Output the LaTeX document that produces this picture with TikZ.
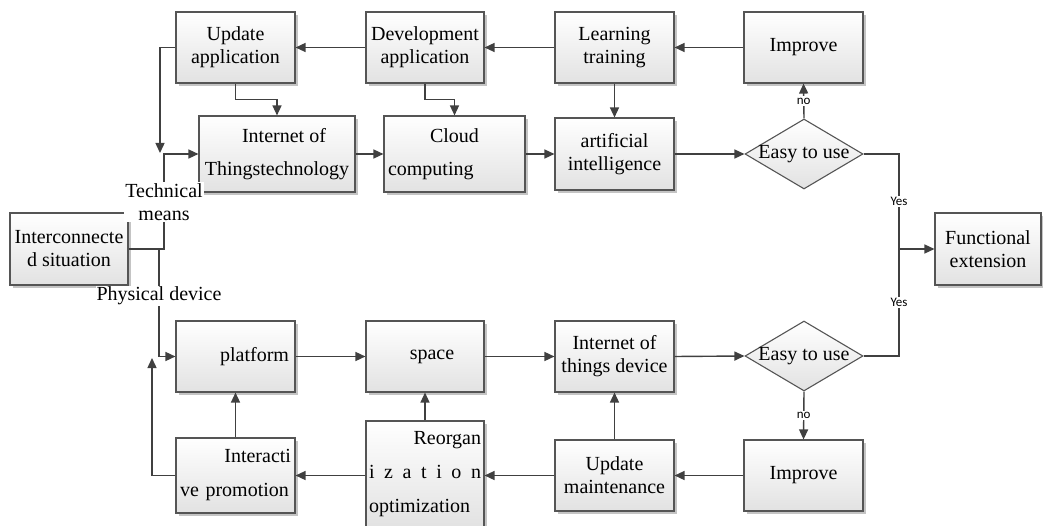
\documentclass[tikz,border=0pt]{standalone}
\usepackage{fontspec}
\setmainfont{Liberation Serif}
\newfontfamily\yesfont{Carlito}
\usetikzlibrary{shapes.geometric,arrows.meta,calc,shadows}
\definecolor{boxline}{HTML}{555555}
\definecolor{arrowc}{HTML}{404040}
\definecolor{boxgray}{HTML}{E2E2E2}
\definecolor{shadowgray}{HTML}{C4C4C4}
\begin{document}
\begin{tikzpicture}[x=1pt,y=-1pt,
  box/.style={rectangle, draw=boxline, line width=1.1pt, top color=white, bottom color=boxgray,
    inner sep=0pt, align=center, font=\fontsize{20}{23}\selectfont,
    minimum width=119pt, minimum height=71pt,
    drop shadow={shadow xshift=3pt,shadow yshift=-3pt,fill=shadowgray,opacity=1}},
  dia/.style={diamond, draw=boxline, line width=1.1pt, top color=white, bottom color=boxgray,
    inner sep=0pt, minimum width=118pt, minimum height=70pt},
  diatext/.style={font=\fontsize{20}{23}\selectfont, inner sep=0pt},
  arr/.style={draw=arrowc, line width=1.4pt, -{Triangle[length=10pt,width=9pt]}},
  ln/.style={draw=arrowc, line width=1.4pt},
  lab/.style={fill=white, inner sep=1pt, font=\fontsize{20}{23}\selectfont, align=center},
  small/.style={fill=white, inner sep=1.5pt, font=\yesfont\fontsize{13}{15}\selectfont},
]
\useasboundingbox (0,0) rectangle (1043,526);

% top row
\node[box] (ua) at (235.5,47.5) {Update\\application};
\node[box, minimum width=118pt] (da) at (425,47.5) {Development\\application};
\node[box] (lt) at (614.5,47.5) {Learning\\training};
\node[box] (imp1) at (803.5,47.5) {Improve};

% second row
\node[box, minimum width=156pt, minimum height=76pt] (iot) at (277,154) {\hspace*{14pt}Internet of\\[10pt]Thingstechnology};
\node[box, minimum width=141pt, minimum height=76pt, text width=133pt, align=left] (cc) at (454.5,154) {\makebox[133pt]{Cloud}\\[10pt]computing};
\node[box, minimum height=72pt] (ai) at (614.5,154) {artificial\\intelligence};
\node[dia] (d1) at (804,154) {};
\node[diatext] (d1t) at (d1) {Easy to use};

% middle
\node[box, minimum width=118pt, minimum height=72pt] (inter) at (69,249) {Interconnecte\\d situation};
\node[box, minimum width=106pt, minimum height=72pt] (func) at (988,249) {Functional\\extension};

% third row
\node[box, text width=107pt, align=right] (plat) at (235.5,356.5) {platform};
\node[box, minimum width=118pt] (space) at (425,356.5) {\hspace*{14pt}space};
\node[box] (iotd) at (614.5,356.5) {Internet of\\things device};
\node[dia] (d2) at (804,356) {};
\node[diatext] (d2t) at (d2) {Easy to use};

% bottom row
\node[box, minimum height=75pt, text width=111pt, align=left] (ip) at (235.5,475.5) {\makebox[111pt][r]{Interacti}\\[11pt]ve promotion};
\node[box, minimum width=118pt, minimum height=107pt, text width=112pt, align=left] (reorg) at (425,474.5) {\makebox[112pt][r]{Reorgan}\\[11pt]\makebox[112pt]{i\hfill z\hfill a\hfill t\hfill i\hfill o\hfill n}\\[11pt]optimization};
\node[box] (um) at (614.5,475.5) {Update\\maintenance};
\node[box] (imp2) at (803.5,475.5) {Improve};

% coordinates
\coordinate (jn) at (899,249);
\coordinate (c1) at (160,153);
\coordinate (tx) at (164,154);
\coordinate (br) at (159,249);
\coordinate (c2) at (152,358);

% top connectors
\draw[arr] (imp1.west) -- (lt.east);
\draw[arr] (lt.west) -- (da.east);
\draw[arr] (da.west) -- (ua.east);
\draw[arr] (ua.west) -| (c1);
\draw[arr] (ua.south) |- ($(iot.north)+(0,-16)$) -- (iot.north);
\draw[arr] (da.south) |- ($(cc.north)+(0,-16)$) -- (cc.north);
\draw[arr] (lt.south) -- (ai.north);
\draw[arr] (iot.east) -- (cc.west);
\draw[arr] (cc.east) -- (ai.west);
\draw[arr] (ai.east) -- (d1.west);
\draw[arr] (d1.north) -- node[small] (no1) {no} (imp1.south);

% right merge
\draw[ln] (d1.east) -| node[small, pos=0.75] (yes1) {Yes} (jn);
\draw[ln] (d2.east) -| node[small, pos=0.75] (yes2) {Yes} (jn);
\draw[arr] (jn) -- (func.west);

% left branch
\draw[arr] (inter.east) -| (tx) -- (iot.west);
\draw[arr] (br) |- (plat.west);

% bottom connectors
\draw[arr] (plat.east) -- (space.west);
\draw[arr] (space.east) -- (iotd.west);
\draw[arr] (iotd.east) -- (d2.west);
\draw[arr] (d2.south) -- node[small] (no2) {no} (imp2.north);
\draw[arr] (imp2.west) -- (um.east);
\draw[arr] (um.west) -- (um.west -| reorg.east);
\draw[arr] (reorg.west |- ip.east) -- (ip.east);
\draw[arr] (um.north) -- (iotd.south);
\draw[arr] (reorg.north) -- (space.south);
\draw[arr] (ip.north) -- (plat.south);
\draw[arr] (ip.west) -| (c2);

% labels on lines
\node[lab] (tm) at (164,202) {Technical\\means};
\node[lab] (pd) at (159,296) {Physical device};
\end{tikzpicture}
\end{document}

[PROBLEM]:
Leave out the pictures and copy the rest of the material above exactly.

[FULL RESPONSE]:
Output the LaTeX document that produces this picture with TikZ.
\documentclass[tikz,border=0pt]{standalone}
\usepackage{fontspec}
\setmainfont{Liberation Serif}
\newfontfamily\yesfont{Carlito}
\usetikzlibrary{shapes.geometric,arrows.meta,calc,shadows}
\definecolor{boxline}{HTML}{555555}
\definecolor{arrowc}{HTML}{404040}
\definecolor{boxgray}{HTML}{E2E2E2}
\definecolor{shadowgray}{HTML}{C4C4C4}
\begin{document}
\begin{tikzpicture}[x=1pt,y=-1pt,
  box/.style={rectangle, draw=boxline, line width=1.1pt, top color=white, bottom color=boxgray,
    inner sep=0pt, align=center, font=\fontsize{20}{23}\selectfont,
    minimum width=119pt, minimum height=71pt,
    drop shadow={shadow xshift=3pt,shadow yshift=-3pt,fill=shadowgray,opacity=1}},
  dia/.style={diamond, draw=boxline, line width=1.1pt, top color=white, bottom color=boxgray,
    inner sep=0pt, minimum width=118pt, minimum height=70pt},
  diatext/.style={font=\fontsize{20}{23}\selectfont, inner sep=0pt},
  arr/.style={draw=arrowc, line width=1.4pt, -{Triangle[length=10pt,width=9pt]}},
  ln/.style={draw=arrowc, line width=1.4pt},
  lab/.style={fill=white, inner sep=1pt, font=\fontsize{20}{23}\selectfont, align=center},
  small/.style={fill=white, inner sep=1.5pt, font=\yesfont\fontsize{13}{15}\selectfont},
]
\useasboundingbox (0,0) rectangle (1043,526);

% top row
\node[box] (ua) at (235.5,47.5) {Update\\application};
\node[box, minimum width=118pt] (da) at (425,47.5) {Development\\application};
\node[box] (lt) at (614.5,47.5) {Learning\\training};
\node[box] (imp1) at (803.5,47.5) {Improve};

% second row
\node[box, minimum width=156pt, minimum height=76pt] (iot) at (277,154) {\hspace*{14pt}Internet of\\[10pt]Thingstechnology};
\node[box, minimum width=141pt, minimum height=76pt, text width=133pt, align=left] (cc) at (454.5,154) {\makebox[133pt]{Cloud}\\[10pt]computing};
\node[box, minimum height=72pt] (ai) at (614.5,154) {artificial\\intelligence};
\node[dia] (d1) at (804,154) {};
\node[diatext] (d1t) at (d1) {Easy to use};

% middle
\node[box, minimum width=118pt, minimum height=72pt] (inter) at (69,249) {Interconnecte\\d situation};
\node[box, minimum width=106pt, minimum height=72pt] (func) at (988,249) {Functional\\extension};

% third row
\node[box, text width=107pt, align=right] (plat) at (235.5,356.5) {platform};
\node[box, minimum width=118pt] (space) at (425,356.5) {\hspace*{14pt}space};
\node[box] (iotd) at (614.5,356.5) {Internet of\\things device};
\node[dia] (d2) at (804,356) {};
\node[diatext] (d2t) at (d2) {Easy to use};

% bottom row
\node[box, minimum height=75pt, text width=111pt, align=left] (ip) at (235.5,475.5) {\makebox[111pt][r]{Interacti}\\[11pt]ve promotion};
\node[box, minimum width=118pt, minimum height=107pt, text width=112pt, align=left] (reorg) at (425,474.5) {\makebox[112pt][r]{Reorgan}\\[11pt]\makebox[112pt]{i\hfill z\hfill a\hfill t\hfill i\hfill o\hfill n}\\[11pt]optimization};
\node[box] (um) at (614.5,475.5) {Update\\maintenance};
\node[box] (imp2) at (803.5,475.5) {Improve};

% coordinates
\coordinate (jn) at (899,249);
\coordinate (c1) at (160,153);
\coordinate (tx) at (164,154);
\coordinate (br) at (159,249);
\coordinate (c2) at (152,358);

% top connectors
\draw[arr] (imp1.west) -- (lt.east);
\draw[arr] (lt.west) -- (da.east);
\draw[arr] (da.west) -- (ua.east);
\draw[arr] (ua.west) -| (c1);
\draw[arr] (ua.south) |- ($(iot.north)+(0,-16)$) -- (iot.north);
\draw[arr] (da.south) |- ($(cc.north)+(0,-16)$) -- (cc.north);
\draw[arr] (lt.south) -- (ai.north);
\draw[arr] (iot.east) -- (cc.west);
\draw[arr] (cc.east) -- (ai.west);
\draw[arr] (ai.east) -- (d1.west);
\draw[arr] (d1.north) -- node[small] (no1) {no} (imp1.south);

% right merge
\draw[ln] (d1.east) -| node[small, pos=0.75] (yes1) {Yes} (jn);
\draw[ln] (d2.east) -| node[small, pos=0.75] (yes2) {Yes} (jn);
\draw[arr] (jn) -- (func.west);

% left branch
\draw[arr] (inter.east) -| (tx) -- (iot.west);
\draw[arr] (br) |- (plat.west);

% bottom connectors
\draw[arr] (plat.east) -- (space.west);
\draw[arr] (space.east) -- (iotd.west);
\draw[arr] (iotd.east) -- (d2.west);
\draw[arr] (d2.south) -- node[small] (no2) {no} (imp2.north);
\draw[arr] (imp2.west) -- (um.east);
\draw[arr] (um.west) -- (um.west -| reorg.east);
\draw[arr] (reorg.west |- ip.east) -- (ip.east);
\draw[arr] (um.north) -- (iotd.south);
\draw[arr] (reorg.north) -- (space.south);
\draw[arr] (ip.north) -- (plat.south);
\draw[arr] (ip.west) -| (c2);

% labels on lines
\node[lab] (tm) at (164,202) {Technical\\means};
\node[lab] (pd) at (159,296) {Physical device};
\end{tikzpicture}
\end{document}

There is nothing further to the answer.